Most of us are harder on other people than we are on ourselves. We have no trouble holding a spouse or friend to some lofty standard that we’ve concocted for them, but we’re quick to dismiss our own inconsistencies.
Dale Carnegie, in his class work How to Win Friends and Influence People, quotes Henry Ford, “If there is any one secret to success, it lies in the ability to get the other person’s point of view and see things from that person’s angle as well as from your own.” Carnegie points out that “90 percent of the people on this earth ignore it 90 percent of the time.” There’s an open door of opportunity if I ever heard one.
When we examine life solely from our own point of view, we develop unrealistic expectations of those around us.

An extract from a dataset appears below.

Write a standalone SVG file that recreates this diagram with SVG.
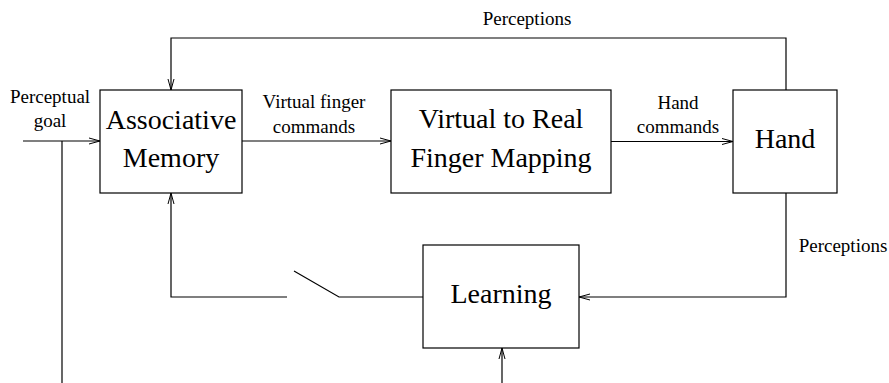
<svg xmlns="http://www.w3.org/2000/svg" width="889" height="383" viewBox="0 0 889 383">
<defs>
<marker id="arr" markerWidth="12" markerHeight="8" refX="11" refY="4" orient="auto" markerUnits="userSpaceOnUse">
<path d="M0,1 L11,4 L0,7" fill="none" stroke="#000" stroke-width="1"/>
</marker>
<style>
.box{fill:#fff;stroke:#000;stroke-width:1.2}
.big{font-family:"Liberation Serif",serif;font-size:28px;text-anchor:middle;fill:#000}
.sm{font-family:"Liberation Serif",serif;font-size:19px;text-anchor:middle;fill:#000}
.ln{fill:none;stroke:#000;stroke-width:1.2}
</style>
</defs>
<rect width="889" height="383" fill="#fff"/>
<g id="connectors">
<path class="ln" d="M23,141 L100,141" marker-end="url(#arr)"/>
<path class="ln" d="M62,141 L62,383"/>
<path class="ln" d="M242,141 L391,141" marker-end="url(#arr)"/>
<path class="ln" d="M611,141.5 L733,141.5" marker-end="url(#arr)"/>
<path class="ln" d="M786,90 L786,38 L171,38 L171,90" marker-end="url(#arr)"/>
<path class="ln" d="M786,193 L786,297 L579,297" marker-end="url(#arr)"/>
<path class="ln" d="M502,383 L502,348" marker-end="url(#arr)"/>
<path class="ln" d="M423,297 L339,297 L294,271"/>
<path class="ln" d="M287,297 L171,297 L171,193" marker-end="url(#arr)"/>
</g>
<g id="associative-memory">
<rect class="box" x="100" y="90" width="142" height="103"/>
<text class="big" x="171" y="129">Associative</text>
<text class="big" x="171" y="167">Memory</text>
</g>
<g id="virtual-to-real">
<rect class="box" x="391" y="90" width="220" height="103"/>
<text class="big" x="501" y="128">Virtual to Real</text>
<text class="big" x="501" y="167">Finger Mapping</text>
</g>
<g id="hand">
<rect class="box" x="733" y="90" width="104" height="103"/>
<text class="big" x="785" y="148">Hand</text>
</g>
<g id="learning">
<rect class="box" x="423" y="245" width="156" height="103"/>
<text class="big" x="501" y="303">Learning</text>
</g>
<g id="labels">
<text class="sm" x="50" y="103">Perceptual</text>
<text class="sm" x="50" y="127">goal</text>
<text class="sm" x="314" y="108">Virtual finger</text>
<text class="sm" x="314" y="133">commands</text>
<text class="sm" x="678" y="109">Hand</text>
<text class="sm" x="678" y="133">commands</text>
<text class="sm" x="527" y="25">Perceptions</text>
<text class="sm" x="843" y="252">Perceptions</text>
</g>
</svg>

Instead, when we act out of a desire to help without expectation of anything in return, we free ourselves of the need for human approval. Since our satisfaction comes from God alone, we are free from the constraints of needing and can shift our attention to encouraging and serving.
This is not to say that we remove all boundaries and excuse those who intentionally and habitually inflict pain. But it does mean we extend grace and seek to examine life through the other person’s lens. Until we fully take time to reflect on another’s perspective, we won’t see how they are wired, understand their struggles, or know their story.
When we tell those expectations to hit the trail, we have more time to invest in others and be intentional about life, and we open to door for those unexpected blessings and relational satisfaction. Now, how may I serve you?